During the late 2010s, Needham collaborated with the Department of Homeland Security and the United States District Court for the District of Delaware to track down a stolen copy of a letter written by Christopher Columbus. After a copy sold on the private collector market was found to be a potential forgery, Needham assisted in investigations to discover the whereabouts of the original. He identified a number of recent forgeries, as well as the original, which had been stolen from the Biblioteca Marciana in Venice in the mid-1980s; the letter was able to be returned to Italy. The U.S. Attorney's Office for the District of Delaware described it as the rarest of the known surviving copies of Columbus's letters.

Needham is an outspoken critic of the preservation of books bound in human skin. When the Houghton Library at Harvard University identified one of the books in its collection (Des destinées de l'ame) as anthropodermic in 2014, Needham attacked their coverage, which described the discovery as "[g]ood news for fans of anthropodermic bibliopegy, bibliomaniacs and cannibals alike", as "shocking in its crudity" and argued that it was ethically necessary to remove and bury or cremate the binding.
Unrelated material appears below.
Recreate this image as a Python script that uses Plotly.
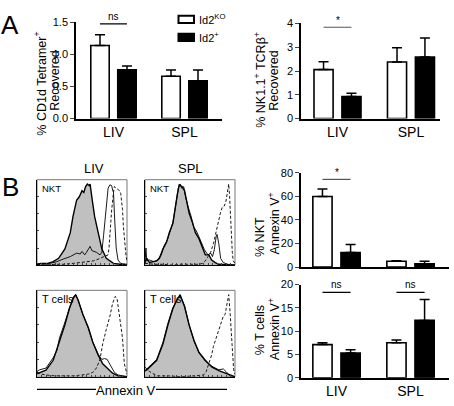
import plotly.graph_objects as go

W, H = 454, 406
FONT = "Liberation Sans, Arial, Helvetica, sans-serif"

# ---------------- bar data ----------------
CATS = ["LIV", "SPL"]
A1_KO = [1.14, 0.66]
A1_KO_ERR = [0.17, 0.10]
A1_WT = [0.76, 0.59]
A1_WT_ERR = [0.06, 0.17]

A2_KO = [2.06, 2.38]
A2_KO_ERR = [0.33, 0.60]
A2_WT = [0.93, 2.59]
A2_WT_ERR = [0.13, 0.80]

B1_KO = [60.0, 4.9]
B1_KO_ERR = [6.3, 0.5]
B1_WT = [12.3, 2.7]
B1_WT_ERR = [6.8, 2.2]

B2_KO = [7.1, 7.5]
B2_KO_ERR = [0.4, 0.6]
B2_WT = [5.3, 12.3]
B2_WT_ERR = [0.7, 4.5]

# ---------------- histogram data (x: 0-100 channel, y: % of max) ----------------
LIV_NKT_GRAY = [(0, 1), (5, 2), (12, 2), (18, 4), (24, 8), (31, 19), (37, 38), (40, 57), (44, 76), (47, 80),
                (50, 87), (52, 85), (54, 92), (56, 95), (58, 93), (59, 95), (61, 79), (64, 57), (68, 38),
                (72, 19), (77, 8), (85, 2), (92, 1), (100, 0)]
LIV_NKT_SOLID = [(0, 1), (4, 2), (10, 1), (15, 2), (22, 4), (29, 7), (37, 10), (44, 14), (48, 13), (50, 16),
                 (53, 12), (55, 15), (57, 18), (59, 22), (61, 17), (63, 16), (66, 15), (70, 12), (72, 15),
                 (74, 35), (76, 60), (78, 80), (79, 90), (81, 94), (83, 93), (84, 88), (85, 85), (86, 60),
                 (87, 40), (88, 20), (90, 6), (93, 2), (100, 1)]
LIV_NKT_DASH = [(0, 1), (10, 0), (20, 1), (30, 1), (40, 2), (50, 3), (58, 4), (63, 5), (68, 7), (72, 9),
                (76, 11), (79, 12), (80, 20), (81, 40), (83, 65), (85, 85), (86, 92), (88, 90), (90, 88),
                (92, 87), (93, 84), (94, 75), (95, 65), (96, 45), (97, 30), (98, 18), (99, 10), (100, 5)]

SPL_NKT_GRAY = [(0, 3), (2, 8), (5, 3), (10, 4), (13, 5), (16, 8), (20, 19), (24, 27), (27, 38), (31, 49),
                (33, 64), (36, 83), (38, 94), (40, 93), (41, 92), (44, 87), (46, 76), (49, 61), (53, 49),
                (56, 38), (60, 31), (64, 19), (67, 12), (71, 12), (74, 6), (78, 3), (82, 1), (100, 0)]
SPL_NKT_SOLID = [(0, 2), (1, 20), (2, 5), (5, 6), (10, 4), (14, 6), (18, 12), (21, 22), (25, 30), (28, 40),
                 (31, 50), (34, 70), (37, 90), (39, 95), (41, 90), (43, 92), (45, 80), (48, 68), (51, 58),
                 (54, 45), (57, 40), (60, 33), (63, 25), (66, 18), (70, 12), (73, 14), (75, 10), (77, 18),
                 (79, 33), (80, 36), (82, 25), (84, 8), (87, 3), (92, 1), (100, 0)]
SPL_NKT_DASH = [(0, 2), (10, 1), (20, 1), (30, 0), (40, 1), (50, 1), (60, 1), (64, 2), (67, 5), (70, 10),
                (73, 15), (76, 25), (78, 35), (81, 48), (84, 62), (86, 68), (88, 69), (90, 75), (92, 90),
                (93, 95), (94, 80), (95, 55), (96, 35), (97, 15), (98, 5), (100, 2)]

LIV_T_GRAY = [(0, 3), (1, 4), (10, 7.5), (18, 19), (25, 41), (31, 60), (36, 79), (40, 90), (43, 95),
              (45.5, 89), (51, 72), (57, 57), (62, 40), (68, 25), (73, 15), (79, 9), (84, 4), (90, 1), (100, 0)]
LIV_T_SOLID = [(0, 6), (3, 8), (10, 10), (18, 22), (22, 30), (25, 45), (30, 60), (36, 80), (40, 92), (43, 95),
               (46, 88), (51, 72), (57, 56), (62, 40), (68, 26), (72, 20), (75, 21), (78, 20), (82, 12),
               (86, 5), (90, 2), (100, 0)]
LIV_T_DASH = [(0, 5), (5, 3), (10, 2), (20, 1), (30, 1), (40, 1), (50, 2), (57, 3), (62, 5), (66, 10),
              (70, 20), (73, 38), (77, 55), (81, 70), (84, 85), (87, 93), (89, 90), (91, 75), (93, 57),
              (95, 45), (97, 15), (99, 5), (100, 3)]

SPL_T_GRAY = [(0, 7), (2, 8), (13, 19), (20, 38), (25.5, 60), (31, 79), (36, 90), (39, 95), (44, 81),
              (49, 60), (54.5, 42), (60, 28), (67, 19), (74.5, 11), (82, 7), (89, 4), (94.5, 2), (100, 0)]
SPL_T_SOLID = [(0, 6), (2, 9), (13, 20), (20, 40), (25.5, 62), (31, 80), (36, 90), (39, 94), (44, 82),
               (49, 60), (54.5, 41), (60, 28), (67, 18), (74.5, 12), (82, 8), (87, 9), (90, 6), (94, 1),
               (100, 0)]
SPL_T_DASH = [(0, 11), (5, 6), (10, 3), (14, 1), (25, 1), (40, 0), (55, 1), (65, 2), (68, 6), (71, 15),
              (74, 25), (76, 35), (79, 45), (82, 55), (85, 65), (87, 70), (89, 72), (91, 85), (93, 95),
              (94.5, 75), (96, 45), (97, 25), (98.5, 8), (100, 3)]


def dx(a, b):
    return [a / W, b / W]


def dy(top, bottom):
    return [1 - bottom / H, 1 - top / H]


fig = go.Figure()
layout = dict(
    width=W, height=H, margin=dict(l=0, r=0, t=0, b=0),
    paper_bgcolor="white", plot_bgcolor="rgba(0,0,0,0)",
    showlegend=False, barmode="overlay",
    font=dict(family=FONT, color="black", size=11),
)
shapes = []
annotations = []

OFF_KO, OFF_WT, BW = -0.32, 0.06, 0.26
C_KO = OFF_KO + BW / 2
C_WT = OFF_WT + BW / 2


def bar_panel(i, ko, ko_err, wt, wt_err, xdom, ydom, xr, yr, tickvals, ticktext):
    xa, ya = f"x{i}", f"y{i}"
    fig.add_trace(go.Bar(x=CATS, y=ko, xaxis=xa, yaxis=ya, offset=OFF_KO, width=BW,
                         marker=dict(color="white", line=dict(color="black", width=1.6)),
                         error_y=dict(type="data", symmetric=False, array=ko_err, arrayminus=[0, 0],
                                      color="black", thickness=1.5, width=5)))
    fig.add_trace(go.Bar(x=CATS, y=wt, xaxis=xa, yaxis=ya, offset=OFF_WT, width=BW,
                         marker=dict(color="black", line=dict(color="black", width=1.6)),
                         error_y=dict(type="data", symmetric=False, array=wt_err, arrayminus=[0, 0],
                                      color="black", thickness=1.5, width=5)))
    layout[f"xaxis{i}"] = dict(domain=xdom, anchor=ya, range=xr, type="category", showline=True,
                               linecolor="black", linewidth=1.5, ticks="", ticklen=0, showgrid=False,
                               tickfont=dict(size=14), fixedrange=True)
    layout[f"yaxis{i}"] = dict(domain=ydom, anchor=xa, range=yr, showline=True, linecolor="black",
                               linewidth=1.5, ticks="outside", ticklen=4, tickwidth=1.3,
                               tickvals=tickvals, ticktext=ticktext, showgrid=False, zeroline=False,
                               tickfont=dict(size=11), fixedrange=True)


bar_panel(1, A1_KO, A1_KO_ERR, A1_WT, A1_WT_ERR, dx(76, 222), dy(17, 116), [-0.528, 1.528], [0, 1.5],
          [0, 0.5, 1.0, 1.5], ["0.0", "0.5", "1.0", "1.5"])
bar_panel(2, A2_KO, A2_KO_ERR, A2_WT, A2_WT_ERR, dx(301, 440), dy(18, 116), [-0.497, 1.395], [0, 4],
          [0, 1, 2, 3, 4], ["0", "1", "2", "3", "4"])
bar_panel(3, B1_KO, B1_KO_ERR, B1_WT, B1_WT_ERR, dx(301, 449), dy(172, 269), [-0.48, 1.52], [0, 80],
          [0, 20, 40, 60, 80], ["0", "20", "40", "60", "80"])
bar_panel(4, B2_KO, B2_KO_ERR, B2_WT, B2_WT_ERR, dx(301, 449), dy(287, 383), [-0.48, 1.52], [0, 20],
          [0, 5, 10, 15, 20], ["0", "5", "10", "15", "20"])
layout["xaxis3"]["showticklabels"] = False


def bracket(i, center, yv, label, color="black"):
    shapes.append(dict(type="line", xref=f"x{i}", yref=f"y{i}", x0=center + C_KO, x1=center + C_WT,
                       y0=yv, y1=yv, line=dict(color=color, width=1.2)))
    annotations.append(dict(xref=f"x{i}", yref=f"y{i}", x=center, y=yv, text=label, showarrow=False,
                            yanchor="bottom", yshift=-1 if label == "*" else 0,
                            font=dict(size=10, color="black")))


bracket(1, 0, 1.48, "ns")
bracket(2, 0, 3.84, "*", "#555")
bracket(3, 0, 74.5, "*", "#555")
bracket(4, 0, 18.3, "ns")
bracket(4, 1, 18.3, "ns")

# y-axis titles: one rotated annotation per line (pixel centres)
TITLE_LINES = [
    ("% CD1d Tetramer<sup>+</sup>", 40, 80),
    ("Recovered", 55, 77),
    ("% NK1.1<sup>+</sup> TCRβ<sup>+</sup>", 260, 76),
    ("Recovered", 274, 77),
    ("% NKT", 260, 238),
    ("Annexin V<sup>+</sup>", 274, 224),
    ("% T cells", 260, 334),
    ("Annexin V<sup>+</sup>", 274, 333),
]
for txt, x, y in TITLE_LINES:
    annotations.append(dict(xref="paper", yref="paper", x=x / W, y=1 - y / H, text=txt, textangle=-90,
                            showarrow=False, font=dict(size=12.5), xanchor="center", yanchor="middle"))

# legend
for yt, lab, col in [(10, "Id2<sup>KO</sup>", "white"), (28.5, "Id2<sup>+</sup>", "black")]:
    shapes.append(dict(type="rect", xref="paper", yref="paper", x0=178.5 / W, x1=194 / W,
                       y0=1 - (yt + 7.5) / H, y1=1 - yt / H, fillcolor=col,
                       line=dict(color="black", width=2)))
    annotations.append(dict(xref="paper", yref="paper", x=197 / W, y=1 - (yt + 3.5) / H, text=lab,
                            showarrow=False, xanchor="left", yanchor="middle", font=dict(size=11)))

# panel letters
annotations.append(dict(xref="paper", yref="paper", x=10 / W, y=1 - 20 / H, text="A", showarrow=False,
                        font=dict(size=26), xanchor="center", yanchor="middle"))
annotations.append(dict(xref="paper", yref="paper", x=10 / W, y=1 - 186 / H, text="B", showarrow=False,
                        font=dict(size=26), xanchor="center", yanchor="middle"))

# ---------------- histograms ----------------
HISTS = [
    (5, LIV_NKT_GRAY, LIV_NKT_SOLID, LIV_NKT_DASH, dx(37, 127), dy(179, 267), "NKT"),
    (6, SPL_NKT_GRAY, SPL_NKT_SOLID, SPL_NKT_DASH, dx(145, 235), dy(179, 267), "NKT"),
    (7, LIV_T_GRAY, LIV_T_SOLID, LIV_T_DASH, dx(37, 127), dy(293, 382), "T cells"),
    (8, SPL_T_GRAY, SPL_T_SOLID, SPL_T_DASH, dx(145, 235), dy(293, 382), "T cells"),
]
for i, g, s, d, xdom, ydom, lab in HISTS:
    xa, ya = f"x{i}", f"y{i}"
    fig.add_trace(go.Scatter(x=[p[0] for p in g], y=[p[1] for p in g], xaxis=xa, yaxis=ya, mode="lines",
                             fill="tozeroy", fillcolor="#c0c0c0", line=dict(color="black", width=1.4)))
    fig.add_trace(go.Scatter(x=[p[0] for p in s], y=[p[1] for p in s], xaxis=xa, yaxis=ya, mode="lines",
                             line=dict(color="black", width=0.9)))
    fig.add_trace(go.Scatter(x=[p[0] for p in d], y=[p[1] for p in d], xaxis=xa, yaxis=ya, mode="lines",
                             line=dict(color="black", width=0.9, dash="3px,2px")))
    layout[f"xaxis{i}"] = dict(domain=xdom, anchor=ya, range=[0, 100], showline=True, linecolor="black",
                               linewidth=1.2, ticks="inside", ticklen=2, dtick=5, showticklabels=False,
                               showgrid=False, zeroline=False, fixedrange=True)
    layout[f"yaxis{i}"] = dict(domain=ydom, anchor=xa, range=[0, 100], showline=True, linecolor="black",
                               linewidth=1.2, ticks="inside", ticklen=2, dtick=20, showticklabels=False,
                               showgrid=False, zeroline=False, fixedrange=True)
    shapes.append(dict(type="rect", xref=f"{xa} domain", yref=f"{ya} domain", x0=0, x1=1, y0=0, y1=1,
                       line=dict(color="#777", width=1), layer="below"))
    annotations.append(dict(xref=f"{xa} domain", yref=f"{ya} domain", x=0.03, y=0.99, text=lab,
                            showarrow=False, xanchor="left", yanchor="top",
                            font=dict(size=9.5 if lab == "NKT" else 11)))

annotations.append(dict(xref="paper", yref="paper", x=82 / W, y=1 - 167 / H, text="LIV", showarrow=False,
                        font=dict(size=13)))
annotations.append(dict(xref="paper", yref="paper", x=190 / W, y=1 - 167 / H, text="SPL", showarrow=False,
                        font=dict(size=13)))

# Annexin V label with lines
annotations.append(dict(xref="paper", yref="paper", x=126 / W, y=1 - 396 / H, text="Annexin V",
                        showarrow=False, font=dict(size=13), xanchor="center", yanchor="middle"))
for a, b in [(37, 96), (156, 227)]:
    shapes.append(dict(type="line", xref="paper", yref="paper", x0=a / W, x1=b / W,
                       y0=1 - 395 / H, y1=1 - 395 / H, line=dict(color="black", width=1.3)))

layout["shapes"] = shapes
layout["annotations"] = annotations
fig.update_layout(**layout)
fig.write_html("out.html", config={"displayModeBar": False},
               post_script="document.body.style.margin='0px';document.body.style.padding='0px';")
Needham was described as "the most vociferous voice from within the rare book world" calling for the destruction of this book's binding. He characterized the binding of this book in human skin as "an act of post-mortem rape", pointing out that the skin was taken from a woman and claiming that the man who bound the book, Ludovic Bouland, was motivated by psychosexual desires. In an interview with Megan Rosenbloom, a medical librarian and expert on anthropodermic books, Needham criticised the term anthropodermic as euphemistic and expressed his disappointment in Harvard, his alma mater, for its reaction to the identification. He also argued that rebinding such books does not constitute the loss of archival value, due to the frequency with which many centuries-old books have been rebound over their lifetimes. Though Needham is generally described as supporting the destruction of anthropodermic bindings, he disputes this characterization, describing his position as instead agitating for "respectful burial of the human remains".

Selected works that Needham has been involved with include his publication of Twelve Centuries of Bookbindings, 400–1600 through Oxford University Press in 1979, writing the preface to Johann Gutenberg and His Bible: A Historical Study in 1988, his editing of A Galileo Forgery: Unmasking the New York Sidereus Nuncius alongside Bredekamp and Irene Brückle in 2014, and his delivery of the Sandars, Rosenbach, and Lyell Lectures in 2004, 2013, and 2021 respectively.